**TASK TO COMPLETE:**
Reproduce the listing below word for word, with no pictures.

**DATASET EXCERPT:**
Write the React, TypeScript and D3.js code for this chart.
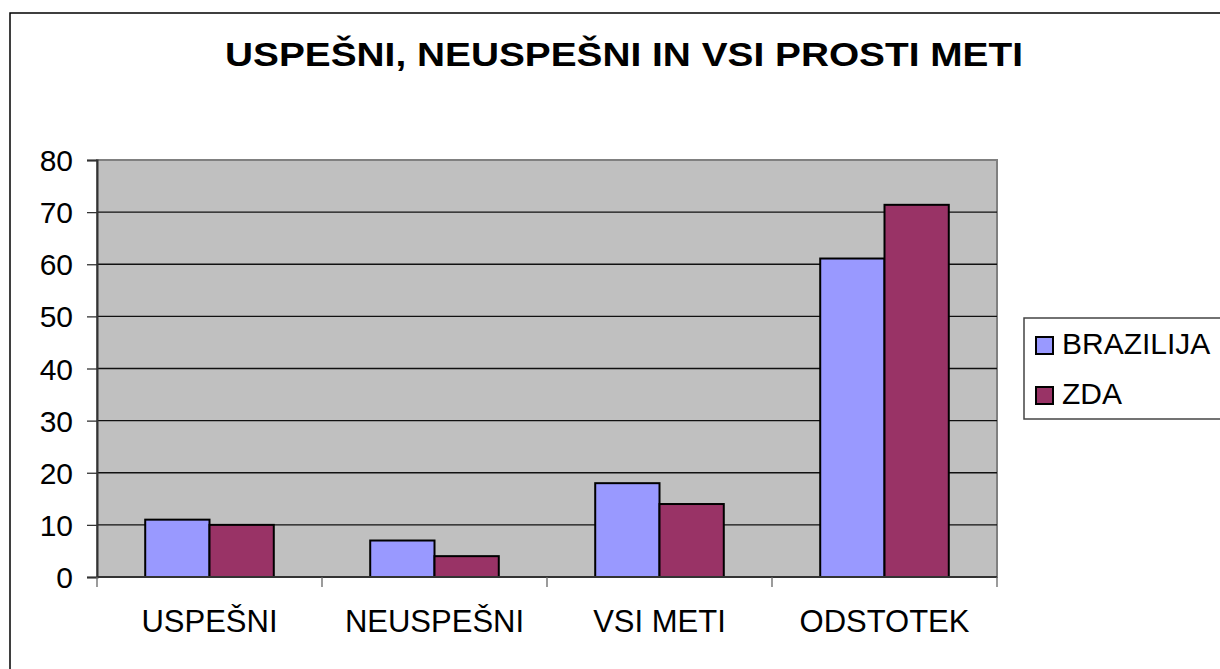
import React, { useEffect, useRef } from "react";
import * as d3 from "d3";

const categories = ["USPEŠNI", "NEUSPEŠNI", "VSI METI", "ODSTOTEK"];
const series = ["BRAZILIJA", "ZDA"];
const brazilija = [11, 7, 18, 61.1];
const zda = [10, 4, 14, 71.4];
const yTicks = [0, 10, 20, 30, 40, 50, 60, 70, 80];
const colors = ["#9999FF", "#993366"];

export default function App() {
  const ref = useRef<SVGSVGElement>(null);

  useEffect(() => {
    const svg = d3.select(ref.current);
    svg.selectAll("*").remove();
    const font = "'Liberation Sans', Arial, sans-serif";
    const left = 97, right = 997, top = 160, bottom = 577;

    // outer chart frame
    svg.append("rect")
      .attr("x", 10).attr("y", 13).attr("width", 1230).attr("height", 680)
      .attr("fill", "#fff").attr("stroke", "#000").attr("stroke-width", 1.5);

    // title is a bit wider than its height suggests, so stretch it
    svg.append("text")
      .attr("x", 225).attr("y", 66)
      .attr("textLength", 798).attr("lengthAdjust", "spacingAndGlyphs")
      .attr("font-family", font).attr("font-weight", "bold").attr("font-size", 33)
      .text("USPEŠNI, NEUSPEŠNI IN VSI PROSTI METI");

    const x0 = d3.scaleBand().domain(categories).range([left, right]).padding(0);
    const x1 = d3.scaleBand().domain(series).range([0, x0.bandwidth()])
      .paddingInner(0).paddingOuter(0.75);
    const y = d3.scaleLinear().domain([0, 80]).range([bottom, top]);

    // plot background
    svg.append("rect")
      .attr("x", left).attr("y", top).attr("width", right - left).attr("height", bottom - top)
      .attr("fill", "#C0C0C0").attr("stroke", "#808080").attr("stroke-width", 2);

    // gridlines
    svg.append("g").selectAll("line").data(yTicks.filter(t => t > 0 && t < 80)).enter()
      .append("line")
      .attr("x1", left).attr("x2", right)
      .attr("y1", d => y(d)).attr("y2", d => y(d))
      .attr("stroke", "#111").attr("stroke-width", 1.3);

    // bars
    const values = [brazilija, zda];
    series.forEach((s, si) => {
      svg.append("g").selectAll("rect").data(categories).enter()
        .append("rect")
        .attr("x", c => (x0(c) as number) + (x1(s) as number))
        .attr("width", x1.bandwidth())
        .attr("y", (c, i) => y(values[si][i]))
        .attr("height", (c, i) => bottom - y(values[si][i]))
        .attr("fill", colors[si])
        .attr("stroke", "#000").attr("stroke-width", 2);
    });

    // y axis
    const yAxis = svg.append("g").attr("transform", `translate(${left},0)`)
      .call(d3.axisLeft(y).tickValues(yTicks).tickSize(10).tickPadding(14));
    yAxis.select(".domain").attr("stroke", "#333").attr("stroke-width", 2);
    yAxis.selectAll(".tick line").attr("stroke", "#333").attr("stroke-width", 1.3);
    yAxis.selectAll("text").attr("font-family", font).attr("font-size", 30).attr("fill", "#000")
      .attr("dy", "0.35em");

    // x axis
    const xAxis = svg.append("g").attr("transform", `translate(0,${bottom})`);
    xAxis.append("line").attr("x1", left).attr("x2", right).attr("y1", 0).attr("y2", 0)
      .attr("stroke", "#333").attr("stroke-width", 2);
    const bounds = categories.map(c => x0(c) as number).concat([right]);
    xAxis.selectAll("line.tk").data(bounds).enter().append("line")
      .attr("class", "tk")
      .attr("x1", d => d).attr("x2", d => d).attr("y1", 0).attr("y2", 10)
      .attr("stroke", "#666").attr("stroke-width", 1.3);
    xAxis.selectAll("text").data(categories).enter().append("text")
      .attr("x", c => (x0(c) as number) + x0.bandwidth() / 2)
      .attr("y", 55)
      .attr("text-anchor", "middle")
      .attr("font-family", font).attr("font-size", 31)
      .text(c => c);

    // legend
    const lg = svg.append("g");
    lg.append("rect").attr("x", 1024).attr("y", 318).attr("width", 230).attr("height", 101)
      .attr("fill", "#fff").attr("stroke", "#444").attr("stroke-width", 1.5);
    series.forEach((s, i) => {
      const yy = 337 + i * 50;
      lg.append("rect").attr("x", 1036).attr("y", yy).attr("width", 17).attr("height", 17)
        .attr("fill", colors[i]).attr("stroke", "#000").attr("stroke-width", 2);
      lg.append("text").attr("x", 1062).attr("y", yy + 17)
        .attr("font-family", font).attr("font-size", 30)
        .text(s);
    });
  }, []);

  return (
    <svg ref={ref} width={1220} height={669}
      style={{ position: "absolute", left: 0, top: 0, display: "block", background: "#fff" }} />
  );
}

**FINAL RESULT:**
Write the React, TypeScript and D3.js code for this chart.
import React, { useEffect, useRef } from "react";
import * as d3 from "d3";

const categories = ["USPEŠNI", "NEUSPEŠNI", "VSI METI", "ODSTOTEK"];
const series = ["BRAZILIJA", "ZDA"];
const brazilija = [11, 7, 18, 61.1];
const zda = [10, 4, 14, 71.4];
const yTicks = [0, 10, 20, 30, 40, 50, 60, 70, 80];
const colors = ["#9999FF", "#993366"];

export default function App() {
  const ref = useRef<SVGSVGElement>(null);

  useEffect(() => {
    const svg = d3.select(ref.current);
    svg.selectAll("*").remove();
    const font = "'Liberation Sans', Arial, sans-serif";
    const left = 97, right = 997, top = 160, bottom = 577;

    // outer chart frame
    svg.append("rect")
      .attr("x", 10).attr("y", 13).attr("width", 1230).attr("height", 680)
      .attr("fill", "#fff").attr("stroke", "#000").attr("stroke-width", 1.5);

    // title is a bit wider than its height suggests, so stretch it
    svg.append("text")
      .attr("x", 225).attr("y", 66)
      .attr("textLength", 798).attr("lengthAdjust", "spacingAndGlyphs")
      .attr("font-family", font).attr("font-weight", "bold").attr("font-size", 33)
      .text("USPEŠNI, NEUSPEŠNI IN VSI PROSTI METI");

    const x0 = d3.scaleBand().domain(categories).range([left, right]).padding(0);
    const x1 = d3.scaleBand().domain(series).range([0, x0.bandwidth()])
      .paddingInner(0).paddingOuter(0.75);
    const y = d3.scaleLinear().domain([0, 80]).range([bottom, top]);

    // plot background
    svg.append("rect")
      .attr("x", left).attr("y", top).attr("width", right - left).attr("height", bottom - top)
      .attr("fill", "#C0C0C0").attr("stroke", "#808080").attr("stroke-width", 2);

    // gridlines
    svg.append("g").selectAll("line").data(yTicks.filter(t => t > 0 && t < 80)).enter()
      .append("line")
      .attr("x1", left).attr("x2", right)
      .attr("y1", d => y(d)).attr("y2", d => y(d))
      .attr("stroke", "#111").attr("stroke-width", 1.3);

    // bars
    const values = [brazilija, zda];
    series.forEach((s, si) => {
      svg.append("g").selectAll("rect").data(categories).enter()
        .append("rect")
        .attr("x", c => (x0(c) as number) + (x1(s) as number))
        .attr("width", x1.bandwidth())
        .attr("y", (c, i) => y(values[si][i]))
        .attr("height", (c, i) => bottom - y(values[si][i]))
        .attr("fill", colors[si])
        .attr("stroke", "#000").attr("stroke-width", 2);
    });

    // y axis
    const yAxis = svg.append("g").attr("transform", `translate(${left},0)`)
      .call(d3.axisLeft(y).tickValues(yTicks).tickSize(10).tickPadding(14));
    yAxis.select(".domain").attr("stroke", "#333").attr("stroke-width", 2);
    yAxis.selectAll(".tick line").attr("stroke", "#333").attr("stroke-width", 1.3);
    yAxis.selectAll("text").attr("font-family", font).attr("font-size", 30).attr("fill", "#000")
      .attr("dy", "0.35em");

    // x axis
    const xAxis = svg.append("g").attr("transform", `translate(0,${bottom})`);
    xAxis.append("line").attr("x1", left).attr("x2", right).attr("y1", 0).attr("y2", 0)
      .attr("stroke", "#333").attr("stroke-width", 2);
    const bounds = categories.map(c => x0(c) as number).concat([right]);
    xAxis.selectAll("line.tk").data(bounds).enter().append("line")
      .attr("class", "tk")
      .attr("x1", d => d).attr("x2", d => d).attr("y1", 0).attr("y2", 10)
      .attr("stroke", "#666").attr("stroke-width", 1.3);
    xAxis.selectAll("text").data(categories).enter().append("text")
      .attr("x", c => (x0(c) as number) + x0.bandwidth() / 2)
      .attr("y", 55)
      .attr("text-anchor", "middle")
      .attr("font-family", font).attr("font-size", 31)
      .text(c => c);

    // legend
    const lg = svg.append("g");
    lg.append("rect").attr("x", 1024).attr("y", 318).attr("width", 230).attr("height", 101)
      .attr("fill", "#fff").attr("stroke", "#444").attr("stroke-width", 1.5);
    series.forEach((s, i) => {
      const yy = 337 + i * 50;
      lg.append("rect").attr("x", 1036).attr("y", yy).attr("width", 17).attr("height", 17)
        .attr("fill", colors[i]).attr("stroke", "#000").attr("stroke-width", 2);
      lg.append("text").attr("x", 1062).attr("y", yy + 17)
        .attr("font-family", font).attr("font-size", 30)
        .text(s);
    });
  }, []);

  return (
    <svg ref={ref} width={1220} height={669}
      style={{ position: "absolute", left: 0, top: 0, display: "block", background: "#fff" }} />
  );
}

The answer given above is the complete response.